Begin DATA ROWS

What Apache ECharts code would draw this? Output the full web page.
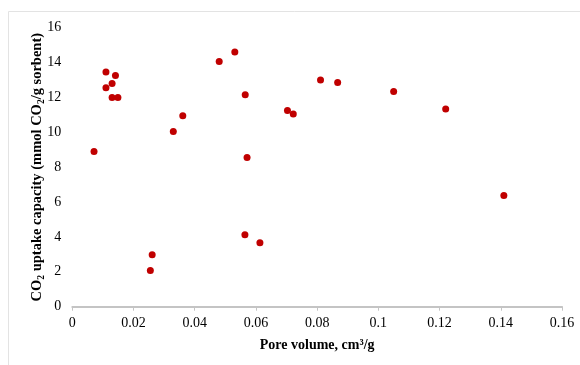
<!DOCTYPE html>
<html>
<head>
<meta charset="utf-8">
<script src="https://cdn.jsdelivr.net/npm/echarts@6/dist/echarts.min.js"></script>
<style>
html,body{margin:0;padding:0;background:#fff;}
#chart{width:580px;height:365px;}
</style>
</head>
<body>
<div id="chart"></div>
<script>
// Pore volume (cm3/g)
var poreVolume = [0.0071, 0.0110, 0.0110, 0.0130, 0.0141, 0.0130, 0.0149, 0.0330, 0.0361, 0.0255, 0.0261,
  0.0480, 0.0531, 0.0565, 0.0703, 0.0722, 0.0571, 0.0811, 0.0867, 0.1050, 0.1220, 0.0564, 0.0613, 0.1410];
// CO2 uptake capacity (mmol CO2/g sorbent)
var uptake = [8.9, 13.45, 12.55, 12.8, 13.25, 12.0, 12.0, 10.05, 10.95, 2.07, 2.98,
  14.05, 14.6, 12.15, 11.25, 11.05, 8.55, 13.0, 12.85, 12.33, 11.33, 4.12, 3.67, 6.38];
var xTicks = [0, 0.02, 0.04, 0.06, 0.08, 0.1, 0.12, 0.14, 0.16];
var yTicks = [0, 2, 4, 6, 8, 10, 12, 14, 16];

var points = poreVolume.map(function (v, i) { return [v, uptake[i]]; });
var font = '"Liberation Serif", "Times New Roman", serif';

var chart = echarts.init(document.getElementById('chart'), null, {renderer: 'canvas'});
chart.setOption({
  backgroundColor: '#ffffff',
  animation: false,
  graphic: [{
    type: 'rect',
    shape: {x: 8.5, y: 11.5, width: 620, height: 400},
    style: {fill: 'none', stroke: '#e3e3e3', lineWidth: 1},
    silent: true
  }],
  grid: {left: 72.3, right: 18, top: 27.6, bottom: 58.3},
  xAxis: {
    type: 'value',
    min: xTicks[0], max: xTicks[xTicks.length - 1], interval: 0.02,
    name: 'Pore volume, cm\u00b3/g',
    nameLocation: 'middle',
    nameGap: 32,
    nameMoveOverlap: false,
    nameTextStyle: {fontFamily: font, fontWeight: 'bold', fontSize: 14, color: '#000'},
    axisLine: {lineStyle: {color: '#c4c4c4', width: 2}},
    axisTick: {show: true, length: 4, lineStyle: {color: '#c4c4c4', width: 1}},
    splitLine: {show: false},
    axisLabel: {fontFamily: font, fontSize: 14, color: '#000', margin: 10,
      formatter: function (v) { return String(Math.round(v * 100) / 100); }}
  },
  yAxis: {
    type: 'value',
    min: yTicks[0], max: yTicks[yTicks.length - 1], interval: 2,
    name: '{m|CO}{s|2}{m| uptake capacity (mmol CO}{s|2}{m|/g sorbent)}',
    nameLocation: 'middle',
    nameRotate: 90,
    nameGap: 26,
    nameMoveOverlap: false,
    nameTextStyle: {
      fontFamily: font, fontWeight: 'bold', fontSize: 14, color: '#000',
      rich: {
        m: {fontFamily: font, fontWeight: 'bold', fontSize: 14.5, color: '#000', lineHeight: 18},
        s: {fontFamily: font, fontWeight: 'bold', fontSize: 9.5, color: '#000', lineHeight: 18, verticalAlign: 'bottom', padding: [6, 0, 0, 0]}
      }
    },
    axisLine: {show: false},
    axisTick: {show: false},
    splitLine: {show: false},
    axisLabel: {fontFamily: font, fontSize: 14, color: '#000', margin: 11}
  },
  series: [{
    type: 'scatter',
    data: points,
    symbol: 'circle',
    symbolSize: 7,
    itemStyle: {color: '#c00000', opacity: 1}
  }]
});
</script>
</body>
</html>
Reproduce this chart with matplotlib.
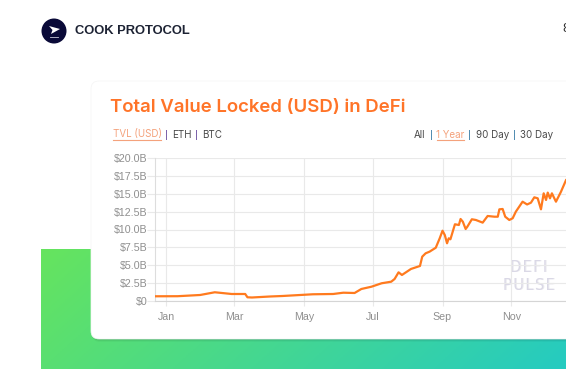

End DATA ROWS

WRITTEN TASK
Only the number should be given: how many lines of the data contain the word "this"?

CORRECT ANSWER
2